We have addressed this matter before but to no avail. Our politicians, most of whom are still in general election mode, stand weekly in Barbados’ Parliament reflecting on the deeds or misdeeds of their predecessors, seemingly unaware that their blame game has run its course and will not assist in restoring equilibrium and prosperity to Barbados. And, that there are other major issues deserving of attention.

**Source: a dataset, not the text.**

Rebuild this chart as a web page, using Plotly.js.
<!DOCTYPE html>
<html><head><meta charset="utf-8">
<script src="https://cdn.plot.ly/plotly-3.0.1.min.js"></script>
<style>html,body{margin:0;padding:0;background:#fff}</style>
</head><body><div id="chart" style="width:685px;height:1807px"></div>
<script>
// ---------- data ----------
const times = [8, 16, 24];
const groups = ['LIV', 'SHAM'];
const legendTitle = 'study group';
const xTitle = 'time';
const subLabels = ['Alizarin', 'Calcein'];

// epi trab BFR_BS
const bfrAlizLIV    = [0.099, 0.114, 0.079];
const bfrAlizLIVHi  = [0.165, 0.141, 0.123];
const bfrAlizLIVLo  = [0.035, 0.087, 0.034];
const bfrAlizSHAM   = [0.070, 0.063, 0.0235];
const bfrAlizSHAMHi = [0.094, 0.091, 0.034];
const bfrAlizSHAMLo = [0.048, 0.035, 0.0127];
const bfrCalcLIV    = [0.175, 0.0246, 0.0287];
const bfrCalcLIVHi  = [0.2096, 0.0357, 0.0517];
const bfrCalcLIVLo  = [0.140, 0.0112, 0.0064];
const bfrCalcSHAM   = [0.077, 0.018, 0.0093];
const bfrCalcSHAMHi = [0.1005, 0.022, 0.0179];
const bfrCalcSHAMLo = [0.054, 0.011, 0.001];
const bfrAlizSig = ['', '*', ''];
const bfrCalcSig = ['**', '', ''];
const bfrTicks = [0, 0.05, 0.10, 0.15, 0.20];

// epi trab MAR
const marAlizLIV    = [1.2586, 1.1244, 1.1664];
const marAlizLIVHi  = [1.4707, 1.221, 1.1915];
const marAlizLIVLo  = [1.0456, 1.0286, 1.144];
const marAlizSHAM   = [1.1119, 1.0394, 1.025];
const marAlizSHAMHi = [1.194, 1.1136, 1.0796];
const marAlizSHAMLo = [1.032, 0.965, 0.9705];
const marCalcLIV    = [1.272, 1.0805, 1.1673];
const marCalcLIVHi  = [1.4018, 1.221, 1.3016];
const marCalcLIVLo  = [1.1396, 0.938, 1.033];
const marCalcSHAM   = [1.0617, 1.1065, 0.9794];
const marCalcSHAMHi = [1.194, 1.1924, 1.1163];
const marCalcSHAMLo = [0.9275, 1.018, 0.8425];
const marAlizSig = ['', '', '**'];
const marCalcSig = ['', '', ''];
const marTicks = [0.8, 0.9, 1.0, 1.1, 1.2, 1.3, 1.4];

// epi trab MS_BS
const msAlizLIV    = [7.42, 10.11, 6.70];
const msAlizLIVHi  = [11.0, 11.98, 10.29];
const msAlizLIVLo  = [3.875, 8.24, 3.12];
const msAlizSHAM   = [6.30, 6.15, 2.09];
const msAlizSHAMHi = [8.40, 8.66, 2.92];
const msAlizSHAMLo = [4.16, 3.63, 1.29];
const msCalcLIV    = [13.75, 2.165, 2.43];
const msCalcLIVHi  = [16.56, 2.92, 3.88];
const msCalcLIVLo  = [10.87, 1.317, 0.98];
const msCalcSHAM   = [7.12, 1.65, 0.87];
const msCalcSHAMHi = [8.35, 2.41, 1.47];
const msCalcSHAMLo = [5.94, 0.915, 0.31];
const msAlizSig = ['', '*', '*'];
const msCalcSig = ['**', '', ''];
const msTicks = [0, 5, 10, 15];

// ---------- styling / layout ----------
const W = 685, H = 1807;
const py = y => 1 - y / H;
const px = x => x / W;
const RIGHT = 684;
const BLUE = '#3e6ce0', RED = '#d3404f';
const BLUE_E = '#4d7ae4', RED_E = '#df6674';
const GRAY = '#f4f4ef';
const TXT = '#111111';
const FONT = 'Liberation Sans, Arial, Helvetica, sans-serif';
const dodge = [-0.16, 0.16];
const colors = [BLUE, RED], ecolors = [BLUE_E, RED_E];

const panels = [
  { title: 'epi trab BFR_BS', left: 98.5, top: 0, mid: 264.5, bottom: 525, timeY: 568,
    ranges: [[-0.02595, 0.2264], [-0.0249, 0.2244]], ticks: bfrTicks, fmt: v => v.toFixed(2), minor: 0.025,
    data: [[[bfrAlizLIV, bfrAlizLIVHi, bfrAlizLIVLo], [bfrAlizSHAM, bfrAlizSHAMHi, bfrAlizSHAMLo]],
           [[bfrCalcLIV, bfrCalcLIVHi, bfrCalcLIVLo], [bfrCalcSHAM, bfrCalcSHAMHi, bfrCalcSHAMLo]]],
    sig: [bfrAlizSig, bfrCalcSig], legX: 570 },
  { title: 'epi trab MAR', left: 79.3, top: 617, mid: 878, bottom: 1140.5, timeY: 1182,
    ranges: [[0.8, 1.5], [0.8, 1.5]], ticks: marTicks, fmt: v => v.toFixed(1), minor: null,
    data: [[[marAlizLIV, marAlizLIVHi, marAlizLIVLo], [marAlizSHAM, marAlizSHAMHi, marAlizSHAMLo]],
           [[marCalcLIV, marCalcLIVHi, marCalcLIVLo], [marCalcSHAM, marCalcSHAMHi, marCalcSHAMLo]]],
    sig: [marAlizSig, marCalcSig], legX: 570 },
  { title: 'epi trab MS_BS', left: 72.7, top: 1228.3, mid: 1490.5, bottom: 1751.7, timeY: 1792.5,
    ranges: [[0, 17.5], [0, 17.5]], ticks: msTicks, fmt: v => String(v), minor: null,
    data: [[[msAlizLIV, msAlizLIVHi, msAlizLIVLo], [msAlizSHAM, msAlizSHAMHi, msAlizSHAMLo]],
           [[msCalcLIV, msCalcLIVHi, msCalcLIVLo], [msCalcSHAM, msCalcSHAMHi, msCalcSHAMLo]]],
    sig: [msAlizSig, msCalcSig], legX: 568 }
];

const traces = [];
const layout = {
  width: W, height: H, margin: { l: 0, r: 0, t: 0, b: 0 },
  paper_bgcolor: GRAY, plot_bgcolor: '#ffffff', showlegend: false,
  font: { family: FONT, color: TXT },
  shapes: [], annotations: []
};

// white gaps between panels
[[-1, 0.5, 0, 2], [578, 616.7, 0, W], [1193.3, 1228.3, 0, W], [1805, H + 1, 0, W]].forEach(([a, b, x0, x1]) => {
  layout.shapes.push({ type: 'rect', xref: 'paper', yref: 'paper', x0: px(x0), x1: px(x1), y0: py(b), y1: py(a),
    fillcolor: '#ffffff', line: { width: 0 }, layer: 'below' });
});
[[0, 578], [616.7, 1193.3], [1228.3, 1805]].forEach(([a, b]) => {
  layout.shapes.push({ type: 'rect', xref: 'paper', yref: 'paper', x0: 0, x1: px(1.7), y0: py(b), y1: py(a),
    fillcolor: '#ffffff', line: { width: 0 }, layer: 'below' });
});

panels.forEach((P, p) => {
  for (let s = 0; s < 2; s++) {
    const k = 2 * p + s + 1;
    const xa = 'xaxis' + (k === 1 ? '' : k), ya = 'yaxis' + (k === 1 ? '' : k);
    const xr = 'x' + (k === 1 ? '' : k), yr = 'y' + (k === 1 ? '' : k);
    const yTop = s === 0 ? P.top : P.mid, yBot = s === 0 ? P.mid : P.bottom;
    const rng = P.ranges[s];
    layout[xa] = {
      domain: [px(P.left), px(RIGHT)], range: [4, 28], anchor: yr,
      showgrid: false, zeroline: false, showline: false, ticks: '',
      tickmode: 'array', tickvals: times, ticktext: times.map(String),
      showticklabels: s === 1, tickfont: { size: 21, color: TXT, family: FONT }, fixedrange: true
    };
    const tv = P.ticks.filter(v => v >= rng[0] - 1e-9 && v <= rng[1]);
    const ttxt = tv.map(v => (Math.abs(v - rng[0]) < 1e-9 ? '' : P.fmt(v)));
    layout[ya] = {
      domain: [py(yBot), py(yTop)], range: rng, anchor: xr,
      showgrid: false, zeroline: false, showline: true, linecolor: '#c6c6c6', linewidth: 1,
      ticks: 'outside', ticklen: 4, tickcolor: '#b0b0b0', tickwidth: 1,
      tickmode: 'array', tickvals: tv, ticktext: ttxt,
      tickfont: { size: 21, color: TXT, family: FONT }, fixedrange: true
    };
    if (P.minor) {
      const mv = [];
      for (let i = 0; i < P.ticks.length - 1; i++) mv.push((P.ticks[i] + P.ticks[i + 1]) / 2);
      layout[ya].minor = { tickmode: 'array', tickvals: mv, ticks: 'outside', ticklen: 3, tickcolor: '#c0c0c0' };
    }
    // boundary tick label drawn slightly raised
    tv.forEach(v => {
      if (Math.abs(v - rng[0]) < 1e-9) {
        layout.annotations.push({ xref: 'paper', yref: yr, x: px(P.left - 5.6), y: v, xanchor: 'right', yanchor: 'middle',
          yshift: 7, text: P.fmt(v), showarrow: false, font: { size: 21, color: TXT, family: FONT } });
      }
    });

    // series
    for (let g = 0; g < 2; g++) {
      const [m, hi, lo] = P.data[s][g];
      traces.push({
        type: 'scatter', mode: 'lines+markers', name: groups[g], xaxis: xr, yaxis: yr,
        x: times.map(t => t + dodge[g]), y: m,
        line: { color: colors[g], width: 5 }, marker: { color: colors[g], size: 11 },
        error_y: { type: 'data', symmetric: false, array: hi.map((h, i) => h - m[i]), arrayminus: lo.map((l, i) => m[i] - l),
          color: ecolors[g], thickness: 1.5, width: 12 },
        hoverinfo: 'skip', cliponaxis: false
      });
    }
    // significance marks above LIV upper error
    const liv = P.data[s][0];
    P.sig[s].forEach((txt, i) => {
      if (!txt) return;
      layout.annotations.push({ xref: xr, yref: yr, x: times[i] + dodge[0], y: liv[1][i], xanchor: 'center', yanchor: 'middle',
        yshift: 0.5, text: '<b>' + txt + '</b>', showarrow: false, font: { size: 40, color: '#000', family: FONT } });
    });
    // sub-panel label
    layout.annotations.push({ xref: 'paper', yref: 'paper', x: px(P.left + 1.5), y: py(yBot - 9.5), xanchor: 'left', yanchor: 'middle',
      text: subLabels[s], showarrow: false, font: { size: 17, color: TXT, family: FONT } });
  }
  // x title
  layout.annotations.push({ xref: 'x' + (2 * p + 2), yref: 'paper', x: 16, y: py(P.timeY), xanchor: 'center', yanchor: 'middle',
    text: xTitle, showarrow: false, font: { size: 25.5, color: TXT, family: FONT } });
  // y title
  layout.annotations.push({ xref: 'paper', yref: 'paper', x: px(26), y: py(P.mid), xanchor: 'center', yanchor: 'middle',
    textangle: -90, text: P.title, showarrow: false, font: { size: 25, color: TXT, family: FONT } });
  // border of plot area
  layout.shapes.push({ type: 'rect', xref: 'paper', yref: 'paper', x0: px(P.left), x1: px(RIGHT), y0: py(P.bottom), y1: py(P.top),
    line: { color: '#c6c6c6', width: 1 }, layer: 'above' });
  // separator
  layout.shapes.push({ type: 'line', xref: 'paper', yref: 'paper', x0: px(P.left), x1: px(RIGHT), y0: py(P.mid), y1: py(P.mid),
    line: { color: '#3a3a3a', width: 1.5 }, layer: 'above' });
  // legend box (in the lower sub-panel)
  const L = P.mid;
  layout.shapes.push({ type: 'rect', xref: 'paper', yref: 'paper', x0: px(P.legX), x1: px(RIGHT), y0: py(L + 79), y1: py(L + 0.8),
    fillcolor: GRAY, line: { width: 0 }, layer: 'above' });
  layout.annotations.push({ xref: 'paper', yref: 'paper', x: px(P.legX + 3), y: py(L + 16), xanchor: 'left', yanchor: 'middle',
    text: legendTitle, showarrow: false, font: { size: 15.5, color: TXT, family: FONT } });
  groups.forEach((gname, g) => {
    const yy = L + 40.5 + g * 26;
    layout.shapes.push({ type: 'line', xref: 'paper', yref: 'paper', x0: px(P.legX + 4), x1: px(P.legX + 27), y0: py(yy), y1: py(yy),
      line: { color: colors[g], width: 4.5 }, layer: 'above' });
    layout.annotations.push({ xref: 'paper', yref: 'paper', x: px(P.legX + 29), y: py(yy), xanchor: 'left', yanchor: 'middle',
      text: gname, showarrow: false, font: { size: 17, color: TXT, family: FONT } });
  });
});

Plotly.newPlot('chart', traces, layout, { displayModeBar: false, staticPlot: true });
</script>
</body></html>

A great shame unfolds and repeats itself weekly in Barbados and there is no sound of real fury coming from whence it should. The Commissioner of Police Mr Tyrone Griffith is saying little or nothing on the issue. The Minister of Home Affairs Mr Edmund Hinkson is saying little or nothing on the issue. The Attorney General Mr Dale Marshall has said a bit on the issue but precious little has been done, as was the case with his predecessor. The Chief Justice Sir Marston Gibson has said a bit on the issue but again precious little has been done. If the continued madness endured by magistrates, accused, victims and their families is to be used as the gauge, then precious little has been done or is being done to halt this runaway train of ineptness that is the process of commencing criminal cases.

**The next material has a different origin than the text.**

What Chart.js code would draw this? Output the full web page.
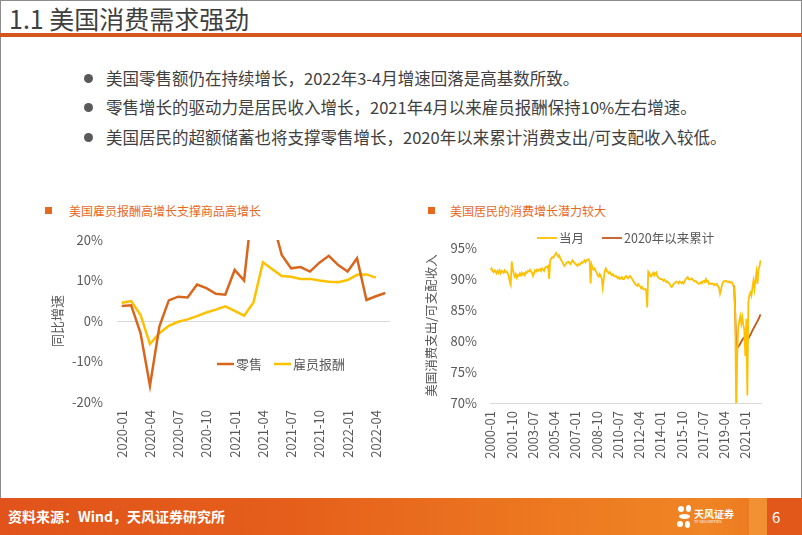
<!DOCTYPE html>
<html lang="zh-CN">
<head>
<meta charset="utf-8">
<title>1.1 美国消费需求强劲</title>
<script src="https://cdn.jsdelivr.net/npm/chart.js@4.4.1/dist/chart.umd.min.js"></script>
<style>
  html, body { margin: 0; padding: 0; }
  body {
    width: 802px; height: 535px; position: relative; overflow: hidden; background: #fff;
    font-family: "Noto Sans CJK SC", "Noto Sans", sans-serif; color: #404040;
  }
  .moldura { position: absolute; left: 0; top: 0; width: 800px; height: 533px; border: 1px solid #8c8c8c; border-bottom: none; }
  #titulo { position: absolute; left: 9px; top: 0px; font-size: 25px; line-height: 36px; color: #3f3f3f; }
  .regua { position: absolute; left: 0; top: 33px; width: 802px; height: 4px; background: #D4561D; }
  .item { position: absolute; left: 106px; font-size: 16.5px; line-height: 22px; color: #404040; white-space: nowrap; }
  .ponto { position: absolute; left: 84px; width: 9px; height: 9px; border-radius: 50%; background: #595959; }
  .subtitulo { position: absolute; font-size: 12px; line-height: 16px; color: #E8681E; white-space: nowrap; }
  .quadrado { position: absolute; width: 7px; height: 7px; background: #E8681E; }
  canvas { position: absolute; }
  .rodape {
    position: absolute; left: 0; top: 498px; width: 802px; height: 37px;
    background: linear-gradient(90deg, #E1531A 0%, #E55E1B 35%, #EC7620 65%, #F08524 88%, #EA6E1E 100%);
  }
  .fonte { position: absolute; left: 8px; top: 506px; font-size: 14px; font-weight: bold; color: #fff; white-space: nowrap; }
  .faixa { position: absolute; left: 749px; top: 498px; width: 18px; height: 37px; background: #F29B3C; opacity: 0.7; }
  .faixa2 { position: absolute; left: 767px; top: 498px; width: 35px; height: 37px; background: #E2581B; }
  .pagina { position: absolute; left: 772px; top: 506px; font-size: 15px; color: #fff; }
  .logo { position: absolute; left: 694px; top: 508px; font-size: 10px; font-weight: bold; color: #fff; line-height: 11px; }
  .logo small { display: block; font-size: 4px; line-height: 5px; font-weight: normal; }
  .petala { position: absolute; background: #fff; border-radius: 50%; }
</style>
</head>
<body>
<div class="moldura"></div>
<div id="titulo">1.1 美国消费需求强劲</div>
<div class="regua"></div>

<div class="ponto" style="top:74px"></div>
<div class="item" style="top:67px">美国零售额仍在持续增长，2022年3-4月增速回落是高基数所致。</div>
<div class="ponto" style="top:103px"></div>
<div class="item" style="top:96px">零售增长的驱动力是居民收入增长，2021年4月以来雇员报酬保持10%左右增速。</div>
<div class="ponto" style="top:133px"></div>
<div class="item" style="top:126px">美国居民的超额储蓄也将支撑零售增长，2020年以来累计消费支出/可支配收入较低。</div>

<div class="quadrado" style="left:45px; top:207px"></div>
<div class="subtitulo" style="left:69px; top:203px">美国雇员报酬高增长支撑商品高增长</div>
<div class="quadrado" style="left:428px; top:207px"></div>
<div class="subtitulo" style="left:450px; top:203px">美国居民的消费增长潜力较大</div>

<canvas id="graficoEsq" width="370" height="250" style="left:30px; top:225px"></canvas>
<canvas id="graficoDir" width="390" height="250" style="left:410px; top:225px"></canvas>

<div class="rodape"></div>
<div class="faixa"></div>
<div class="faixa2"></div>
<div class="fonte">资料来源：Wind，天风证券研究所</div>
<div class="petala" style="left:678px; top:506px; width:6px; height:6px"></div>
<div class="petala" style="left:686px; top:505px; width:5px; height:7px"></div>
<div class="petala" style="left:679px; top:514px; width:11px; height:5px"></div>
<div class="petala" style="left:677px; top:521px; width:6px; height:6px"></div>
<div class="petala" style="left:685px; top:521px; width:5px; height:7px"></div>
<div class="logo">天风证券<small>TF SECURITIES</small></div>
<div class="pagina">6</div>

<script>
// ---- gráfico da esquerda: varejo x remuneração (yoy, %) ----
const mesesEsq = [
  '2020-01','2020-02','2020-03','2020-04','2020-05','2020-06','2020-07','2020-08','2020-09','2020-10','2020-11','2020-12',
  '2021-01','2021-02','2021-03','2021-04','2021-05','2021-06','2021-07','2021-08','2021-09','2021-10','2021-11','2021-12',
  '2022-01','2022-02','2022-03','2022-04','2022-05'
]
const varejo = [
  3.7, 3.9, -3.0, -16.0, -1.4, 5.1, 6.0, 5.8, 9.0, 8.1, 6.7, 6.5,
  12.6, 10.0, 31.0, 52.0, 25.0, 16.3, 13.0, 13.3, 12.2, 14.4, 16.1, 13.8,
  12.2, 15.5, 5.2, 6.1, 6.9
]
const remuneracao = [
  4.5, 4.9, 1.5, -5.7, -3.0, -1.2, -0.2, 0.4, 1.2, 2.1, 2.8, 3.6,
  2.5, 1.3, 4.6, 14.5, 12.8, 11.1, 10.9, 10.4, 10.4, 10.0, 9.7, 9.6,
  10.1, 11.4, 11.5, 10.7, null
]
const ticksEsq = [-20, -10, 0, 10, 20]

// ---- gráfico da direita: consumo / renda disponível (%) ----
function gerarMeses(anoIni, anoFim, mesFim) {
  let lista = []
  for (let a = anoIni; a <= anoFim; a++) {
    for (let m = 1; m <= 12; m++) {
      if (a === anoFim && m > mesFim) break
      lista.push(a + '-' + String(m).padStart(2, '0'))
    }
  }
  return lista
}
const mesesDir = gerarMeses(2000, 2022, 4)

const consumoMensal = [
  91.5, 91.7, 91.3, 91.1, 91.4, 91.2, 90.9, 91.3, 91.0, 91.4, 90.9, 91.3, // 2000
  91.2, 91.0, 91.4, 91.1, 91.2, 90.9, 90.5, 89.6, 89.1, 92.8, 91.6, 90.9, // 2001
  90.4, 90.8, 90.2, 90.6, 90.5, 90.9, 90.6, 91.0, 90.7, 90.9, 90.6, 91.1, // 2002
  91.0, 91.3, 91.2, 91.5, 91.2, 91.0, 90.5, 90.9, 91.4, 91.2, 91.5, 91.3, // 2003
  91.5, 91.6, 91.3, 91.7, 91.5, 91.3, 91.8, 92.0, 91.9, 92.1, 90.0, 93.0, // 2004
  93.3, 93.5, 93.4, 93.7, 93.9, 94.2, 93.9, 93.6, 93.8, 93.3, 93.0, 92.8, // 2005
  92.4, 92.1, 92.3, 92.6, 92.7, 92.8, 92.6, 92.4, 92.7, 93.0, 92.8, 92.6, // 2006
  92.4, 92.3, 92.1, 92.4, 92.3, 92.4, 92.7, 92.6, 92.8, 93.0, 92.7, 93.0, // 2007
  93.1, 93.2, 92.9, 89.3, 92.3, 91.8, 91.5, 91.7, 91.3, 91.0, 90.6, 90.4, // 2008
  90.8, 90.5, 90.0, 88.6, 90.0, 91.3, 91.7, 91.3, 91.1, 90.9, 91.1, 90.8, // 2009
  90.6, 90.8, 90.5, 90.4, 90.5, 90.3, 90.1, 90.3, 90.0, 90.1, 90.3, 90.0, // 2010
  90.0, 90.3, 90.5, 90.3, 90.1, 90.3, 90.5, 90.3, 90.0, 89.7, 89.5, 89.2, // 2011
  89.0, 88.9, 89.2, 88.9, 88.8, 88.5, 88.7, 88.4, 88.3, 88.4, 88.2, 85.4, // 2012
  91.2, 91.0, 90.5, 90.4, 90.8, 91.0, 90.6, 91.0, 91.1, 90.4, 90.3, 90.1, // 2013
  90.0, 90.0, 89.9, 89.7, 89.9, 89.7, 89.5, 89.6, 89.4, 89.3, 88.9, 88.7, // 2014
  88.8, 89.2, 89.3, 89.5, 89.6, 89.5, 89.3, 89.6, 89.5, 89.3, 89.5, 89.3, // 2015
  89.6, 90.0, 90.1, 90.3, 90.0, 89.9, 90.0, 90.1, 89.9, 89.7, 89.6, 89.7, // 2016
  89.5, 89.3, 89.2, 89.3, 89.5, 89.3, 89.6, 89.7, 89.5, 90.0, 89.6, 89.7, // 2017
  89.2, 89.3, 89.2, 89.3, 89.2, 89.0, 89.2, 89.0, 89.2, 88.8, 88.6, 87.6, // 2018
  88.2, 89.1, 89.5, 89.7, 89.6, 89.7, 89.6, 89.5, 89.6, 89.4, 89.5, 89.4, // 2019
  89.0, 88.6, 84.5, 68.0, 78.0, 82.2, 83.2, 84.0, 82.8, 83.8, 82.6, 81.8, // 2020
  77.6, 83.6, 71.2, 86.2, 87.4, 87.8, 87.3, 88.6, 89.7, 88.4, 89.9, 91.1, // 2021
  89.2, 91.6, 92.0, 93.0                                                  // 2022
]
// acumulado desde 2020-01
const consumoAcumulado = [
  89.0, 88.8, 84.5, 78.7, 78.8, 79.1, 79.3, 79.6, 79.9, 80.2, 80.4, 80.6,
  80.3, 80.5, 80.0, 80.4, 80.7, 81.0, 81.3, 81.7, 82.0, 82.3, 82.6, 82.9,
  83.2, 83.5, 83.9, 84.3
]
const ticksDir = [70, 75, 80, 85, 90, 95]

const familia = "'Noto Sans CJK SC', 'Noto Sans', sans-serif"
const corCinza = '#595959'
const corLaranja = '#D8661C'
const corAmarela = '#FFC000'
const corAcumulado = '#C8561A'

Chart.defaults.font.family = familia
Chart.defaults.color = corCinza

// legenda desenhada dentro da área do gráfico
const legendaInterna = {
  id: 'legendaInterna',
  afterDraw(chart, args, opts) {
    const ctx = chart.ctx
    ctx.save()
    ctx.font = opts.tamanho + 'px ' + familia
    ctx.textBaseline = 'middle'
    let x = opts.x
    chart.data.datasets.forEach(ds => {
      ctx.strokeStyle = ds.borderColor
      ctx.lineWidth = ds.borderWidth
      ctx.beginPath()
      ctx.moveTo(x, opts.y)
      ctx.lineTo(x + opts.traco, opts.y)
      ctx.stroke()
      x += opts.traco + 2
      ctx.fillStyle = corCinza
      ctx.fillText(ds.label, x, opts.y)
      x += ctx.measureText(ds.label).width + opts.espaco
    })
    ctx.restore()
  }
}

// larguras fixas dos eixos, sem a folga automatica dos rotulos
function fixarEixoY(largura) {
  return function (scale) {
    scale.width = largura
    scale.paddingTop = 0
    scale.paddingBottom = 0
  }
}
function fixarEixoX(altura) {
  return function (scale) {
    scale.height = altura
    scale.paddingLeft = 0
    scale.paddingRight = 0
  }
}

new Chart(document.getElementById('graficoEsq'), {
  type: 'line',
  data: {
    labels: mesesEsq,
    datasets: [{
      label: '零售',
      data: varejo,
      borderColor: corLaranja,
      backgroundColor: corLaranja,
      borderWidth: 2.5,
      pointRadius: 0,
      tension: 0
    }, {
      label: '雇员报酬',
      data: remuneracao,
      borderColor: corAmarela,
      backgroundColor: corAmarela,
      borderWidth: 2.5,
      pointRadius: 0,
      tension: 0
    }]
  },
  options: {
    responsive: false,
    animation: false,
    devicePixelRatio: 1,
    layout: { padding: { top: 15, right: 10, bottom: 0, left: 0 } },
    plugins: {
      legend: { display: false },
      tooltip: { enabled: false },
      legendaInterna: { x: 187, y: 139, traco: 17, espaco: 12, tamanho: 13 }
    },
    scales: {
      x: {
        offset: true,
        grid: { display: false, drawTicks: false },
        border: { display: false },
        ticks: {
          autoSkip: false,
          minRotation: 90,
          maxRotation: 90,
          padding: 8,
          font: { size: 13 },
          callback: function (value, index) {
            return index % 3 === 0 ? this.getLabelForValue(value) : ''
          }
        },
        afterFit: fixarEixoX(73)
      },
      y: {
        min: ticksEsq[0],
        max: ticksEsq[ticksEsq.length - 1],
        afterBuildTicks: function (scale) { scale.ticks = ticksEsq.map(v => ({ value: v })) },
        grid: {
          drawTicks: false,
          color: ctx => ctx.tick && ctx.tick.value === 0 ? '#D9D9D9' : 'rgba(0,0,0,0)'
        },
        border: { display: false },
        ticks: {
          padding: 14,
          font: { size: 13 },
          callback: v => v + '%'
        },
        title: {
          display: true,
          text: '同比增速',
          font: { size: 13 },
          padding: { top: 19, bottom: 0 }
        },
        afterFit: fixarEixoY(87)
      }
    }
  },
  plugins: [legendaInterna]
})

const nulosAntes = mesesDir.length - consumoAcumulado.length

new Chart(document.getElementById('graficoDir'), {
  type: 'line',
  data: {
    labels: mesesDir,
    datasets: [{
      label: '当月',
      data: consumoMensal,
      borderColor: corAmarela,
      backgroundColor: corAmarela,
      borderWidth: 1.8,
      pointRadius: 0,
      tension: 0
    }, {
      label: '2020年以来累计',
      data: new Array(nulosAntes).fill(null).concat(consumoAcumulado),
      borderColor: corAcumulado,
      backgroundColor: corAcumulado,
      borderWidth: 1.8,
      pointRadius: 0,
      tension: 0
    }]
  },
  options: {
    responsive: false,
    animation: false,
    devicePixelRatio: 1,
    layout: { padding: { top: 23, right: 39, bottom: 0, left: 0 } },
    plugins: {
      legend: { display: false },
      tooltip: { enabled: false },
      legendaInterna: { x: 127, y: 13, traco: 20, espaco: 18, tamanho: 12.5 }
    },
    scales: {
      x: {
        offset: true,
        grid: { display: false, drawTicks: false },
        border: { display: true, color: '#D9D9D9', width: 1 },
        ticks: {
          autoSkip: false,
          minRotation: 90,
          maxRotation: 90,
          padding: 8,
          font: { size: 13 },
          callback: function (value, index) {
            return index % 21 === 0 ? this.getLabelForValue(value) : ''
          }
        },
        afterFit: fixarEixoX(72)
      },
      y: {
        min: ticksDir[0],
        max: ticksDir[ticksDir.length - 1],
        afterBuildTicks: function (scale) { scale.ticks = ticksDir.map(v => ({ value: v })) },
        grid: { display: false, drawTicks: false },
        border: { display: false },
        ticks: {
          padding: 13,
          font: { size: 13 },
          callback: v => v + '%'
        },
        title: {
          display: true,
          text: '美国消费支出/可支配收入',
          font: { size: 12.5 },
          padding: { top: 14, bottom: 0 }
        },
        afterFit: fixarEixoY(80)
      }
    }
  },
  plugins: [legendaInterna]
})
</script>
</body>
</html>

Perhaps, the only way that a fire will finally be lit under those responsible is if some brave magistrate has the courage to dismiss a murder case for lack of prosecution and be prepared to confront the firestorm that will follow from the public. Of course, the usual lame practice of the state re-lodging the case will follow but such is the inefficiencies in the judicial system that the list of missing or unprepared files is reportedly so extensive that re-lodging cases might become the rule and not the exception.
Today at the Magistrate’s Court we saw the disgraceful scenario of a murder accused being on remand for almost five years and the prosecution could not start the case because as usual there was no documentation to do so. Correctly, the accused asked for the matter to be dismissed. After all, he had been on remand for a period equivalent to one thousand, six hundred and seventy-four days without a shred of evidence brought from police witnesses, civilian witnesses, pathologist, or others. We challenge Commissioner Griffith to indicate to the general public which and how many police officers have been disciplined or dismissed for neglecting the duty of producing these case files to the court. We challenge Minister Hinkson to indicate to the general public the number of serious criminal matters that have been dismissed over the past five years without trial because of the absence of case files. We challenge Attorney General Marshall to crusade against this national blot with the same verve that he promises to root out corruption. Among the definitions of corruption are dishonesty, misconduct and unscrupulousness. If there are persons accepting a monthly salary to – among other things – facilitate the preparation of files for the court in a timely manner and they are not working for the money they readily accept, isn’t this misconduct, dishonesty and unscrupulousness?
And lest some of those who man the controls of our judicial system forget, Section 13, Subsection (3) of Barbados’ Constitution speaks in clear terms that if any person arrested or detained upon reasonable suspicion of his having committed or being about to commit a criminal offence is not tried within a reasonable time, then, without prejudice to any further proceedings which may be brought against him, he shall be released either unconditionally or upon reasonable conditions, including in particular such conditions as are reasonably necessary to ensure that he appears at a later date for trial or for proceedings preliminary to trial. Perhaps it is time someone pays this situation a bit more than lip service.
But the problem is seemingly systemic and endemic. If case files are not reaching the court for matters to be heard, it might be a case of those responsible not knowing what to do to get them to court. Could this be a situation of a promotional system based not on merit and abilities that has seen persons rise to high office in the Royal Barbados Police Force but not having the capacity and capability to supervise the preparation of files for the court? The problem does not relate to technology, it seems, but more one of human inefficiency.
And while this scenario plays out every week, not only are the rights of accused trampled upon, but their alleged victims and families walk away from Coleridge Street and Whitepark Road convinced that there is no justice in Barbados and that the next time, they will take the law into their own hands. It would be a massive irony if the agencies responsible for the efficient running of our judicial processes are those partially at fault for some of the increasing anarchy we are witnessing on our streets.